* Supplied data
######

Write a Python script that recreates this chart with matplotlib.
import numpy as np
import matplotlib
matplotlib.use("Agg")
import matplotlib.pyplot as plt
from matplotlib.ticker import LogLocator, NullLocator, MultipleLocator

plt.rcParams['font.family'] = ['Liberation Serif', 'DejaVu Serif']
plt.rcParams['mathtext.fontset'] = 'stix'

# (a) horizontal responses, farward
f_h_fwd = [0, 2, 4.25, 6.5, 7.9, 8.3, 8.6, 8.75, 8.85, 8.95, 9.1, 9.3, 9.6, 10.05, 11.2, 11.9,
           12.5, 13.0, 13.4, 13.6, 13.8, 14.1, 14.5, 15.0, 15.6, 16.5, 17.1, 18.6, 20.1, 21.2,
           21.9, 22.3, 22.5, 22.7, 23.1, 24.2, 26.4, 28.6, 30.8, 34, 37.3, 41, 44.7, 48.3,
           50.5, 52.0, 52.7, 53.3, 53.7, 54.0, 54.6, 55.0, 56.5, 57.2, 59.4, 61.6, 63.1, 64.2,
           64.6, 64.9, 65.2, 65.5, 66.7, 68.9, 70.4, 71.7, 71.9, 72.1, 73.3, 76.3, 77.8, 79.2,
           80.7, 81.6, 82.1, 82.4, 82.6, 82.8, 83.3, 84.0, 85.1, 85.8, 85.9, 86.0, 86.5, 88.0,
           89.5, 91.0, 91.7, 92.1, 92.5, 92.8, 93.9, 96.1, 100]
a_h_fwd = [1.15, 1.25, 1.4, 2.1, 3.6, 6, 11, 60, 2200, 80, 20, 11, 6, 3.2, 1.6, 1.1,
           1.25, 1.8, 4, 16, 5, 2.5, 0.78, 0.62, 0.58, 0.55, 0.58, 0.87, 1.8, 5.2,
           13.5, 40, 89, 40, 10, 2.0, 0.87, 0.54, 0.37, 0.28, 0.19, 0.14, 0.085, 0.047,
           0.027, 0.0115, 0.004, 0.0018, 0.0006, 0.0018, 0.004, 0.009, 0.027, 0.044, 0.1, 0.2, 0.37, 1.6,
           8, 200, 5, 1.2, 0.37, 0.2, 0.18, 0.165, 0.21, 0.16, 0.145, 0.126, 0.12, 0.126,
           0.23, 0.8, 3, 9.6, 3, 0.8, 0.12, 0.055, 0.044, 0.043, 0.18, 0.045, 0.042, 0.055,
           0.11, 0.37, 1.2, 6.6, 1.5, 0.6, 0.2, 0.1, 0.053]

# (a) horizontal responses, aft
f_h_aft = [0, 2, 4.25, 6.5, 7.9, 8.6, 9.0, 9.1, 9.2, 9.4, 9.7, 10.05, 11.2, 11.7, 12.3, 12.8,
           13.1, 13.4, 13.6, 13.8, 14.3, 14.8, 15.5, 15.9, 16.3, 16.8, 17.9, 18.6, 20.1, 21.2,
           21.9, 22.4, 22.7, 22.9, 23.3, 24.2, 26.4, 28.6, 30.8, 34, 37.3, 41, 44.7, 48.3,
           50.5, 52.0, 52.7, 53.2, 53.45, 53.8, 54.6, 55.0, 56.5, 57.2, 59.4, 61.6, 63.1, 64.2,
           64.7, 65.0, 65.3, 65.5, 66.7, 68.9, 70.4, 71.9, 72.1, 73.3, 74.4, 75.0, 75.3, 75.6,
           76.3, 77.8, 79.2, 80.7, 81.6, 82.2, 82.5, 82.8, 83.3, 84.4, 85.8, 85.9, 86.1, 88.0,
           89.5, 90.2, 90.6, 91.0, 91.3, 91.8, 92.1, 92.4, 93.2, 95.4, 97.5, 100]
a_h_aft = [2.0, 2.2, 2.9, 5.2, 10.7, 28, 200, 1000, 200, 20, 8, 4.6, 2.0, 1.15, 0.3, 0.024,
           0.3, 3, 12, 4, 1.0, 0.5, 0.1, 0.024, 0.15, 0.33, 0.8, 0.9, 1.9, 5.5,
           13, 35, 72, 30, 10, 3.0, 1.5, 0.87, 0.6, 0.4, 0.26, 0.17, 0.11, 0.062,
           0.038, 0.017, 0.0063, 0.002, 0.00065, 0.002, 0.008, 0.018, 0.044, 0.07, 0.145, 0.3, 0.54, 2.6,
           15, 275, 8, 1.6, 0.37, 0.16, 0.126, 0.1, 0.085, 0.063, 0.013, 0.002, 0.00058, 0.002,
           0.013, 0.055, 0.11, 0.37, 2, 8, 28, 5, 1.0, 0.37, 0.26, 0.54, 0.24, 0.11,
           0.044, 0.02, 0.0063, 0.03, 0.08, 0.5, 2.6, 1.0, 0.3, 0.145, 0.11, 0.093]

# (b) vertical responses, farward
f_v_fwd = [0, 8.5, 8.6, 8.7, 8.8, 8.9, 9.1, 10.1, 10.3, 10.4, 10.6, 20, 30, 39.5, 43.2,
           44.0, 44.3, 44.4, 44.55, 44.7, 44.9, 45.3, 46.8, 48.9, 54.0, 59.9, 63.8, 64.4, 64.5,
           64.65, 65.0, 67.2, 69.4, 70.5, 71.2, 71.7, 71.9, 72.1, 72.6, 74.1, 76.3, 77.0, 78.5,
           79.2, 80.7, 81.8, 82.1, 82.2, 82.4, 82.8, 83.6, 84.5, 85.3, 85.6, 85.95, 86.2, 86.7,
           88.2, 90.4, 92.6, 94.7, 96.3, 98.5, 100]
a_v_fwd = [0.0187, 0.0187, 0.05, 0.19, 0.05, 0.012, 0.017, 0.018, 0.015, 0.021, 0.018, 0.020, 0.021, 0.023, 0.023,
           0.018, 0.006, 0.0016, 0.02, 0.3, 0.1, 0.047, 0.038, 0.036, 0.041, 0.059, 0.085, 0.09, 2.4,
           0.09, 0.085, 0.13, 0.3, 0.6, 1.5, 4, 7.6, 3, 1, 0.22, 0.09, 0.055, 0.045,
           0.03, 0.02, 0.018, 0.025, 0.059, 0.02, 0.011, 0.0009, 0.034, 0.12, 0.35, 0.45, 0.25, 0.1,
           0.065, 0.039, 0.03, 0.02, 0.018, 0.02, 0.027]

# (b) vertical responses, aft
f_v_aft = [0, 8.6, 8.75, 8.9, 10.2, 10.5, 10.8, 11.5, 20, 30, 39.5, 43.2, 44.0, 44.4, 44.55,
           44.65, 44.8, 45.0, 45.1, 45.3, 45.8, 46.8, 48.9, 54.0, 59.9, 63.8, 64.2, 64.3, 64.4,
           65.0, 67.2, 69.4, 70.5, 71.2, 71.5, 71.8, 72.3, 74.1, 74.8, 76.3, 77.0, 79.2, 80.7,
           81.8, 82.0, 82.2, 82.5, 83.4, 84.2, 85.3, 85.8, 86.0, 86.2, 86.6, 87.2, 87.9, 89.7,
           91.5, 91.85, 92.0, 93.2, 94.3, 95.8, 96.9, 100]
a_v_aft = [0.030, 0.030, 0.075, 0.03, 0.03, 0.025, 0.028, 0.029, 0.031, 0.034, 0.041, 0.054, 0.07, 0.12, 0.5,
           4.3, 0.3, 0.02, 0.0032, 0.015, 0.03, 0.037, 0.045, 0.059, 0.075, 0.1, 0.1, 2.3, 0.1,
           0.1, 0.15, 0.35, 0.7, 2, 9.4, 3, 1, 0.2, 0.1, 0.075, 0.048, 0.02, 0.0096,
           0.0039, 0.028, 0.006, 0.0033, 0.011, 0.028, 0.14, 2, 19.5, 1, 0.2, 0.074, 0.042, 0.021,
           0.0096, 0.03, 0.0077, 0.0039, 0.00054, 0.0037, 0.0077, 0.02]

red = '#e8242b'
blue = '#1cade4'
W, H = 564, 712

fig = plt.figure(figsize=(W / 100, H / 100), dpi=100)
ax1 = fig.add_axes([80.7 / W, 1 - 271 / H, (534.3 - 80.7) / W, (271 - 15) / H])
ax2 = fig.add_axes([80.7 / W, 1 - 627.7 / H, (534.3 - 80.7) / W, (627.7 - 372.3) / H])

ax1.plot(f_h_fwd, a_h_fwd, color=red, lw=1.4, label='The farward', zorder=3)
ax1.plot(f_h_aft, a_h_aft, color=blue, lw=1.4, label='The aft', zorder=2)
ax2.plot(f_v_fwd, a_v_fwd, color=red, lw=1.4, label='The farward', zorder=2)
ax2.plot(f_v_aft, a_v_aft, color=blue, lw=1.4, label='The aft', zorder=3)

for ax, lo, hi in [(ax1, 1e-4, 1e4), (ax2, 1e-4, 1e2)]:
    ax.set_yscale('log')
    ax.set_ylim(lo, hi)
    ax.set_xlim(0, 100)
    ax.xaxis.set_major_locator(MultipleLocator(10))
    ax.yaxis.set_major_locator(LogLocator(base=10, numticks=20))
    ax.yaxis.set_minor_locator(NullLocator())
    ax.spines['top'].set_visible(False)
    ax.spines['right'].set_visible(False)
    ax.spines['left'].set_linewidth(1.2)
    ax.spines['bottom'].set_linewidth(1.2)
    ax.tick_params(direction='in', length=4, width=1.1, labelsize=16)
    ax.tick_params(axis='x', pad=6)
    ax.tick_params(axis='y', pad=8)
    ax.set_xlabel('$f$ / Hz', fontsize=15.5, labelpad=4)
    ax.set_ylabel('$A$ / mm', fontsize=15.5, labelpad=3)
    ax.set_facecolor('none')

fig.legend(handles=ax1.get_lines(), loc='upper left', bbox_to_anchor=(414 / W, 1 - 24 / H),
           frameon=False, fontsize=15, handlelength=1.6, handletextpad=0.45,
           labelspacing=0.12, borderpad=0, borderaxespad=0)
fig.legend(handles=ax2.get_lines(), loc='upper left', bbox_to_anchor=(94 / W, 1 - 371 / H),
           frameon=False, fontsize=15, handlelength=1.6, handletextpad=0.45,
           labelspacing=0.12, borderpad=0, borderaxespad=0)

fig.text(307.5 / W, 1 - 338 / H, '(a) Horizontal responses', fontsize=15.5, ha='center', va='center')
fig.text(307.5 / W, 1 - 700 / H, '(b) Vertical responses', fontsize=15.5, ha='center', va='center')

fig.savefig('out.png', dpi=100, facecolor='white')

######

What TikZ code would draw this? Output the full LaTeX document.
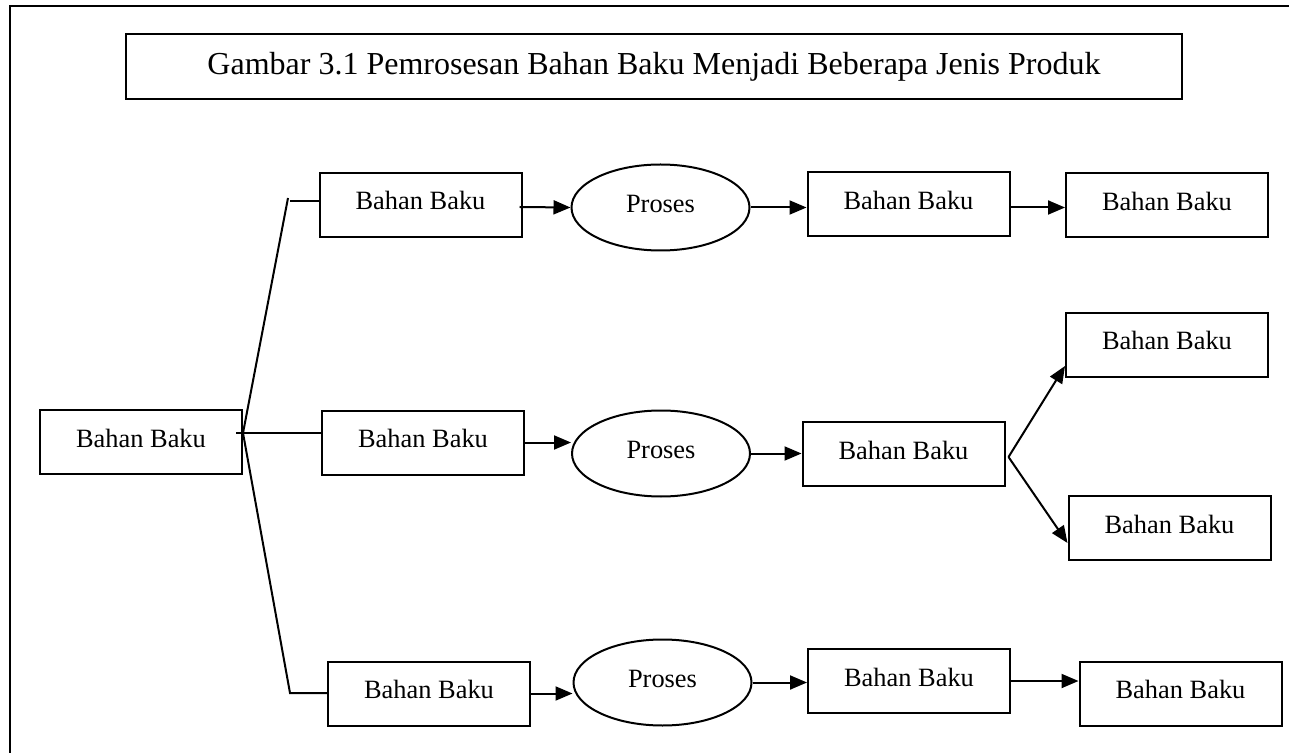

######

* Problem details
Return exactly the lines from the line that has "Write a Python" to the line that has "plt.rcParams['mathtext.fontset'] = 'stix'", both of them included.

* Right answer
Write a Python script that recreates this chart with matplotlib.
import numpy as np
import matplotlib
matplotlib.use("Agg")
import matplotlib.pyplot as plt
from matplotlib.ticker import LogLocator, NullLocator, MultipleLocator

plt.rcParams['font.family'] = ['Liberation Serif', 'DejaVu Serif']
plt.rcParams['mathtext.fontset'] = 'stix'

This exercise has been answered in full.